**STATED PROBLEM:** Transcribe every line from the top down to the line with "import plotly.graph_objects as go", both ends included, but not the pictures.

[begin RAW DATA]

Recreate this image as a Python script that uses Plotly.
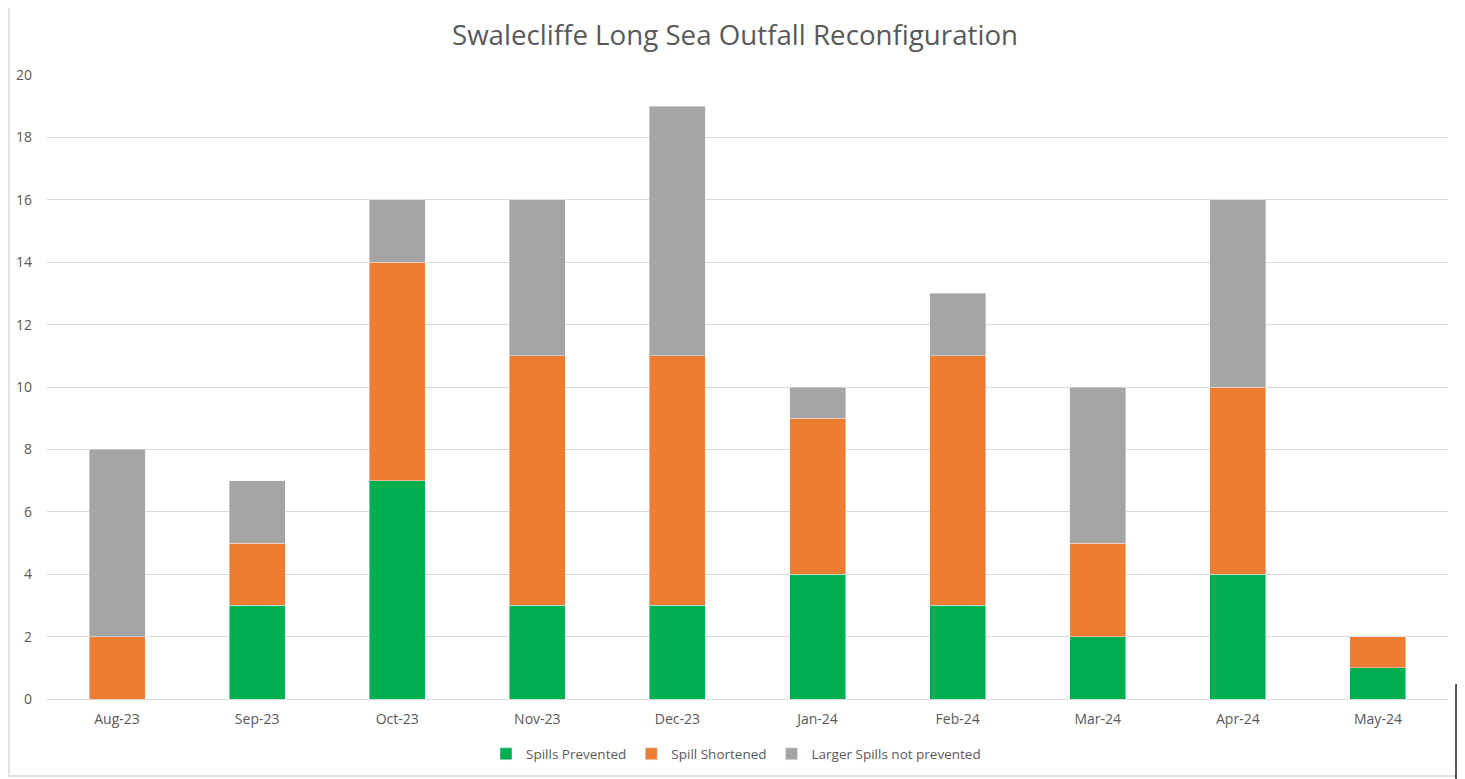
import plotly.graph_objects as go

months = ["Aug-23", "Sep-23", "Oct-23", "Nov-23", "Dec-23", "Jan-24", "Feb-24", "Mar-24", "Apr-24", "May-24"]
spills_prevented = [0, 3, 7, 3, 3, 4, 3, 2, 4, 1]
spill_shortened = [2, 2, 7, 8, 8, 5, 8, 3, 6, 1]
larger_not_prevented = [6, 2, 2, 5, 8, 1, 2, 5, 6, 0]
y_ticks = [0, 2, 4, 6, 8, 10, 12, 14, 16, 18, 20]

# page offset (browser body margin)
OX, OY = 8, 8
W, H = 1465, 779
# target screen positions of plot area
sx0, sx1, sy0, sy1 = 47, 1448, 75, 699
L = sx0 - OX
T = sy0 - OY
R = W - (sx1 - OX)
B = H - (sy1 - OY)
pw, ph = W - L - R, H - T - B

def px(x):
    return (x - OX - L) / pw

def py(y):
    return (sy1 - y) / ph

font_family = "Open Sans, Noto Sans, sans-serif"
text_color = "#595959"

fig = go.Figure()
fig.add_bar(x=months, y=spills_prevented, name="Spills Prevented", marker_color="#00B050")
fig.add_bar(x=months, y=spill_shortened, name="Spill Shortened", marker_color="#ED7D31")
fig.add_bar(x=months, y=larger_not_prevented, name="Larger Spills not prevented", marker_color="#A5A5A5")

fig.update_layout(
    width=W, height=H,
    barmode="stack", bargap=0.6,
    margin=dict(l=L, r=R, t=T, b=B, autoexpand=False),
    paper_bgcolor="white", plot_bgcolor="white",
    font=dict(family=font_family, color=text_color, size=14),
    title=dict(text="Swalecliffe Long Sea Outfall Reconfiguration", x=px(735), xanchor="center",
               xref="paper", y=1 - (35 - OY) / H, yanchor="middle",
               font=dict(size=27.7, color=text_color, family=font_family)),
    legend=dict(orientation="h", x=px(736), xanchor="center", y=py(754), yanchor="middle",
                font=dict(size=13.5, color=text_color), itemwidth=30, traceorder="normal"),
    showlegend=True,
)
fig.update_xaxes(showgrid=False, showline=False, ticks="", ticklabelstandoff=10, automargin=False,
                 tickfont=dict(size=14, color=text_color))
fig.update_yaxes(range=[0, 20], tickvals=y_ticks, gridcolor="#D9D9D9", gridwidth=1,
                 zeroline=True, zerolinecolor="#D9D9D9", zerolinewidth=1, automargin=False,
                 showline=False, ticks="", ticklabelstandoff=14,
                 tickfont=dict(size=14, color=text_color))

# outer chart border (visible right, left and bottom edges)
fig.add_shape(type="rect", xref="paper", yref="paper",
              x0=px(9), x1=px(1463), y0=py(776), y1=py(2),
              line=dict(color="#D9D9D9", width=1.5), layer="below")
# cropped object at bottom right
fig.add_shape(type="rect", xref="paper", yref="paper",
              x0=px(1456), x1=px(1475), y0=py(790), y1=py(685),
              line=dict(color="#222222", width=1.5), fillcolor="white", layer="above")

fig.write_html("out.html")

[end RAW DATA]

**TASK RESPONSE:**
Recreate this image as a Python script that uses Plotly.
import plotly.graph_objects as go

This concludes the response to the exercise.